▶ **DATA**
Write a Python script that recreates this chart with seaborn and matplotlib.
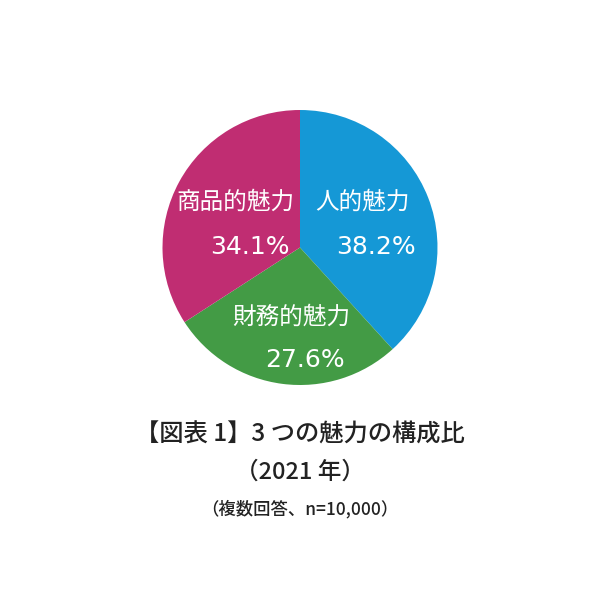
import matplotlib
matplotlib.use("Agg")
import matplotlib.pyplot as plt
import seaborn as sns

labels = ["人的魅力", "財務的魅力", "商品的魅力"]
shares = [38.2, 27.6, 34.1]
colors = ["#1598d6", "#439b45", "#c02d72"]

# text placement inside the pie (in units of the radius)
label_xy = [(0.456, 0.328), (-0.066, -0.504), (-0.467, 0.328)]
pct_xy = [(0.551, 0.0), (0.033, -0.818), (-0.365, 0.0)]

sns.set_theme(style="white")
plt.rcParams["font.family"] = ["Noto Sans CJK JP", "DejaVu Sans"]

fig = plt.figure(figsize=(6, 6), dpi=100)
r = 137.5 / 600
ax = fig.add_axes([0.5 - r, 1 - 247.5 / 600 - r, 2 * r, 2 * r])

wedges, _ = ax.pie(shares, colors=colors, startangle=90, counterclock=False,
                   wedgeprops=dict(linewidth=0))
ax.set_aspect("equal")
ax.set_xlim(-1, 1)
ax.set_ylim(-1, 1)

for lab, val, lxy, pxy in zip(labels, shares, label_xy, pct_xy):
    ax.text(*lxy, lab, ha="center", va="center", color="white", fontsize=17)
    ax.text(*pxy, f"{val:.1f}%", ha="center", va="center", color="white",
            fontsize=18, family=["DejaVu Sans"])

fig.text(0.5, 1 - 435 / 600, "【図表 1】3 つの魅力の構成比", ha="center", va="center",
         fontsize=17.5, fontweight="medium", color="#222222")
fig.text(0.5, 1 - 472 / 600, "（2021 年）", ha="center", va="center",
         fontsize=17, fontweight="medium", color="#222222")
fig.text(0.5, 1 - 509 / 600, "（複数回答、n=10,000）", ha="center", va="center",
         fontsize=12.5, fontweight="medium", color="#222222")

fig.savefig("out.png", dpi=100, facecolor="white")
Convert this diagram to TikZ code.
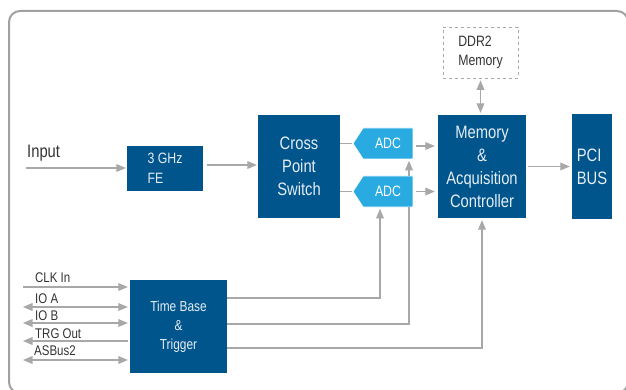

▶ **YOUR GOAL**
Quote the data above in full and without alteration; skip the pictures.

▶ **EXERCISE ANSWER**
Write a Python script that recreates this chart with seaborn and matplotlib.
import matplotlib
matplotlib.use("Agg")
import matplotlib.pyplot as plt
import seaborn as sns

labels = ["人的魅力", "財務的魅力", "商品的魅力"]
shares = [38.2, 27.6, 34.1]
colors = ["#1598d6", "#439b45", "#c02d72"]

# text placement inside the pie (in units of the radius)
label_xy = [(0.456, 0.328), (-0.066, -0.504), (-0.467, 0.328)]
pct_xy = [(0.551, 0.0), (0.033, -0.818), (-0.365, 0.0)]

sns.set_theme(style="white")
plt.rcParams["font.family"] = ["Noto Sans CJK JP", "DejaVu Sans"]

fig = plt.figure(figsize=(6, 6), dpi=100)
r = 137.5 / 600
ax = fig.add_axes([0.5 - r, 1 - 247.5 / 600 - r, 2 * r, 2 * r])

wedges, _ = ax.pie(shares, colors=colors, startangle=90, counterclock=False,
                   wedgeprops=dict(linewidth=0))
ax.set_aspect("equal")
ax.set_xlim(-1, 1)
ax.set_ylim(-1, 1)

for lab, val, lxy, pxy in zip(labels, shares, label_xy, pct_xy):
    ax.text(*lxy, lab, ha="center", va="center", color="white", fontsize=17)
    ax.text(*pxy, f"{val:.1f}%", ha="center", va="center", color="white",
            fontsize=18, family=["DejaVu Sans"])

fig.text(0.5, 1 - 435 / 600, "【図表 1】3 つの魅力の構成比", ha="center", va="center",
         fontsize=17.5, fontweight="medium", color="#222222")
fig.text(0.5, 1 - 472 / 600, "（2021 年）", ha="center", va="center",
         fontsize=17, fontweight="medium", color="#222222")
fig.text(0.5, 1 - 509 / 600, "（複数回答、n=10,000）", ha="center", va="center",
         fontsize=12.5, fontweight="medium", color="#222222")

fig.savefig("out.png", dpi=100, facecolor="white")
Convert this diagram to TikZ code.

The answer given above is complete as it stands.